Lightweight but likable, “To Tulsa and Back: On Tour with J.J. Cale” has all the charms and limitations of a biographical rockumentary made by and for fans. Helmer Jorg Bundschuh’s unabashedly worshipful approach to his subject could be a turn-off for some auds. But pic could click as homevid fare with anyone who might share Bundschuh’s obvious delight in being aboard a cross-country tour bus with the legendary guitarist-singer-songwriter. DVD release is slated for June 13.
Arguably best known for the classics “Cocaine” and “After Midnight,” the Tulsa-born Cale has developed a rep as a publicity-shy enigma. Despite his aversion to the spotlight, however, guitar greats such as Eric Clapton and Mark Knopfler repeatedly acknowledge Cale’s profound influence. Interviewed extensively for “To Tulsa and Back,” Clapton describes his landmark “461 Ocean Boulevard” album as “a homage to Cale’s Tulsa sound.”
Belying his standoffish reputation, Cale is surprisingly forthcoming — if a tad feisty — during discussions with Bundschuh between gigs. He seems mildly surprised that, after years of various excesses, he made it to 65. But he insists he’s not losing his edge.
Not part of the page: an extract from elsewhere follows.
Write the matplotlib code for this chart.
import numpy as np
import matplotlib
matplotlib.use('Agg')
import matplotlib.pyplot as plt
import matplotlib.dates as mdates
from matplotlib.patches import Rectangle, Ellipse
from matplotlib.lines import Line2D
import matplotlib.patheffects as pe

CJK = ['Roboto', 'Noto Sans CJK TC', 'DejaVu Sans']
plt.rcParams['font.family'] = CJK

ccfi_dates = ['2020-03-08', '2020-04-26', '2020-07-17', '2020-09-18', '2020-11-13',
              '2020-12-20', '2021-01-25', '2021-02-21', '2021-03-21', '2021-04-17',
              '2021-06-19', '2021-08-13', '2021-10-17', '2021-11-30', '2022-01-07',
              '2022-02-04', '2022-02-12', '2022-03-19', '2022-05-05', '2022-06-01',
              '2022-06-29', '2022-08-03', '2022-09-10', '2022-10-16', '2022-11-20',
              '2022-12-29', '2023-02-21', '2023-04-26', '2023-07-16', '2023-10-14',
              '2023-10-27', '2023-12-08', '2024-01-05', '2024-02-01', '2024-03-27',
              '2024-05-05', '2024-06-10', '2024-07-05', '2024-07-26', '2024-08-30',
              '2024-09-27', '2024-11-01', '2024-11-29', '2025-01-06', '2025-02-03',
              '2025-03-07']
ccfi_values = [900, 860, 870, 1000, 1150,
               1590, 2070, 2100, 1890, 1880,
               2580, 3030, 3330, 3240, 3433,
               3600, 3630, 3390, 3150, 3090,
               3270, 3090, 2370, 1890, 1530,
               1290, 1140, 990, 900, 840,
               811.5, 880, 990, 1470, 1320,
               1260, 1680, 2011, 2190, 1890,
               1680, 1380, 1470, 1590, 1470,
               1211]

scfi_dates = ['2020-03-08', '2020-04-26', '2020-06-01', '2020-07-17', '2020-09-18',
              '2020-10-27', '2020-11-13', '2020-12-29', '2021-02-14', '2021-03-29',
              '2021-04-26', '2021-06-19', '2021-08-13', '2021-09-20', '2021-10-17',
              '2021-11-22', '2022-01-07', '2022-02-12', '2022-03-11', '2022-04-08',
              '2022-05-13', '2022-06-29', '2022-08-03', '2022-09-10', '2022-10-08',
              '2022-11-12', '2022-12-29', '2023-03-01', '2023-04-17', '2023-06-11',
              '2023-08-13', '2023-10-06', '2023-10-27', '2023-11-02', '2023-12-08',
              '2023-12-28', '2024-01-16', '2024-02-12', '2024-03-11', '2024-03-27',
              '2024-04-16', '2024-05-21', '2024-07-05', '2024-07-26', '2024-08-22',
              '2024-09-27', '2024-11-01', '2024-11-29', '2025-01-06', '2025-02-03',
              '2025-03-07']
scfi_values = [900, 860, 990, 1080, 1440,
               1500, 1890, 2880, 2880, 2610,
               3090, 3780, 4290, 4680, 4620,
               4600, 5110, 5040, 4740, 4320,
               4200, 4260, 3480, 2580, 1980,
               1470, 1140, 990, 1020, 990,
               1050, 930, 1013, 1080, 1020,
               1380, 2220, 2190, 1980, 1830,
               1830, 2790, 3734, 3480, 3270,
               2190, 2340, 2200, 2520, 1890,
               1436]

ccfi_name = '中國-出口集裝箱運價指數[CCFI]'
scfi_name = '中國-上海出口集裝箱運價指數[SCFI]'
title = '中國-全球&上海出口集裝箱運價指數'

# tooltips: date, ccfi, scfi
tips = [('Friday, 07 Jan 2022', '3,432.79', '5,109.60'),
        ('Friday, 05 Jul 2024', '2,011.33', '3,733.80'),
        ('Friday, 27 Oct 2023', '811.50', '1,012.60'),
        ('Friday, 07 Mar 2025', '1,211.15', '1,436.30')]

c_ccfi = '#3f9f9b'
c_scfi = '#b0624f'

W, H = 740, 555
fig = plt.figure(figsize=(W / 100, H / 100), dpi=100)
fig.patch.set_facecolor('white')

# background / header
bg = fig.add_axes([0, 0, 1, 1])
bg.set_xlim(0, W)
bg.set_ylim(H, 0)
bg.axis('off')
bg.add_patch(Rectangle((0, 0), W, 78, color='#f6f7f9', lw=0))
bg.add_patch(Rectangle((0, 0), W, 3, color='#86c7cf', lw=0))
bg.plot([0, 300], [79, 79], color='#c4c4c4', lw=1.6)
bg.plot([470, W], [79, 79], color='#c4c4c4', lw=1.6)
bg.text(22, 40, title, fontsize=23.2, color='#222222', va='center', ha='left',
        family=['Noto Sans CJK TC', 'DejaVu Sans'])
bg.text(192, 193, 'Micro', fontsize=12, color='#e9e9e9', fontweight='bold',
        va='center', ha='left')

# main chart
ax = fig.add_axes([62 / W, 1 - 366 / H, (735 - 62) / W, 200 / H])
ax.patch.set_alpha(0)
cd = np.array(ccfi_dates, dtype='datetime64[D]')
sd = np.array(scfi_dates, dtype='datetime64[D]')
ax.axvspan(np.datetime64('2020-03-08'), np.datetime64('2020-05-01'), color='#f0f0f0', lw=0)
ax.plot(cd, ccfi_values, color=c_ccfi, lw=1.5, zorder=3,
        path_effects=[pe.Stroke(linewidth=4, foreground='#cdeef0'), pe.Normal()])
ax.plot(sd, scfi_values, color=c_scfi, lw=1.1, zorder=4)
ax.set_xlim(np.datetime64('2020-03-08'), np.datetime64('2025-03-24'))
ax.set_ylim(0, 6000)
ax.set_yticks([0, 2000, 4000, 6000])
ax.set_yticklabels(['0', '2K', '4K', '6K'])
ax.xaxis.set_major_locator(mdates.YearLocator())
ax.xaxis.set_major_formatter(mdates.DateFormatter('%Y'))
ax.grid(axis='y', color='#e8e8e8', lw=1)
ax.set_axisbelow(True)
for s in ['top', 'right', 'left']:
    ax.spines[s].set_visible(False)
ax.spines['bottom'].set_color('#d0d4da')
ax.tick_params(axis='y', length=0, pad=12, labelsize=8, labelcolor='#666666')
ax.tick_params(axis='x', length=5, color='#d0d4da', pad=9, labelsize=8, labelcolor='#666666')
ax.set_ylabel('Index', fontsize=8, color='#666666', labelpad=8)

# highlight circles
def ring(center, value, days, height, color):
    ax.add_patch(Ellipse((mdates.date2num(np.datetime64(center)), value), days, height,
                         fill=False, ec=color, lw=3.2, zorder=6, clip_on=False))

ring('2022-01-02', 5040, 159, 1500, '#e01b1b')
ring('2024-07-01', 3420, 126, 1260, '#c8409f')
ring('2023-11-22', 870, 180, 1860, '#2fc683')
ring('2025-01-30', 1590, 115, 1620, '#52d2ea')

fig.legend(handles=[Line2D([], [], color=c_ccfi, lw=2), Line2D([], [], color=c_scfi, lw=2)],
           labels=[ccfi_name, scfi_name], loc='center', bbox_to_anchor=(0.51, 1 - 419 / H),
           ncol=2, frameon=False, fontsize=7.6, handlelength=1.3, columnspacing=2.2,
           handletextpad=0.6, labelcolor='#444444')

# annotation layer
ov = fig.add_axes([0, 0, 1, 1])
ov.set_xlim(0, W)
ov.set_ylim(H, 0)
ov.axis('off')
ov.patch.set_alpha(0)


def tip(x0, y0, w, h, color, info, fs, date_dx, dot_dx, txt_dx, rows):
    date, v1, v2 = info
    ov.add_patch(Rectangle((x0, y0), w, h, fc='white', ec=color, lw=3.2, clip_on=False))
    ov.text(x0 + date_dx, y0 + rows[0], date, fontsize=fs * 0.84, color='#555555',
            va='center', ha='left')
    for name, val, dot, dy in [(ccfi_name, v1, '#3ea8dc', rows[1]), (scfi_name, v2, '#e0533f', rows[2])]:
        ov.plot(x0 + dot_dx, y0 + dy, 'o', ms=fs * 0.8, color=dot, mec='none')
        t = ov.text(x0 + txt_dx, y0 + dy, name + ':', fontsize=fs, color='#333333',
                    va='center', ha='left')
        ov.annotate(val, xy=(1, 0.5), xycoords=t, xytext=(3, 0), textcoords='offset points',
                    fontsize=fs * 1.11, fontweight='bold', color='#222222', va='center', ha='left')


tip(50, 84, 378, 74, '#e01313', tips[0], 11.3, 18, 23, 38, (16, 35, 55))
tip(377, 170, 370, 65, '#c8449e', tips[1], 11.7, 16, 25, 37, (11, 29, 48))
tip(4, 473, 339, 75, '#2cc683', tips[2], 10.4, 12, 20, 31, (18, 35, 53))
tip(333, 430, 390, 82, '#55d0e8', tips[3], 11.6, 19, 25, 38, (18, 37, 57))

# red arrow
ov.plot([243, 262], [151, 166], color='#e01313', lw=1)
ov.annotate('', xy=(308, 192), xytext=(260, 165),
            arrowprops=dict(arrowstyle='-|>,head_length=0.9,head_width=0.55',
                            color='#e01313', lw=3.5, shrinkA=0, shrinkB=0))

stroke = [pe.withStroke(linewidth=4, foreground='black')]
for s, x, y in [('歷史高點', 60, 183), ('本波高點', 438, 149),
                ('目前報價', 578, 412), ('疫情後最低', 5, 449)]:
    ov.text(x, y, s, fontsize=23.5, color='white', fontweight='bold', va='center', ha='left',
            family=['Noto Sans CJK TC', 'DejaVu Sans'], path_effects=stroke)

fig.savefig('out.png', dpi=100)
And he doesn’t want anyone to draw faulty conclusions from his relaxed singing style. “I’m not laid back,” he warns, only half-jokingly.
Well-shot performance sequences — including a duet with Clapton during the latter’s Crossroads Guitar Festival in Dallas — are satisfying showcases for Cale’s trademark fusion of blues, jazz and country. Pic is most amusing as Cale and long-time bandmates acknowledge the demands (including early morning radio interviews) of a concert tour. They pointedly note that the night after they performed for 60,000 at the Crossroads Festival, they appeared at a Houston club for an audience of 125. Even so, judging from the concert footage, they played for keeps at both venues.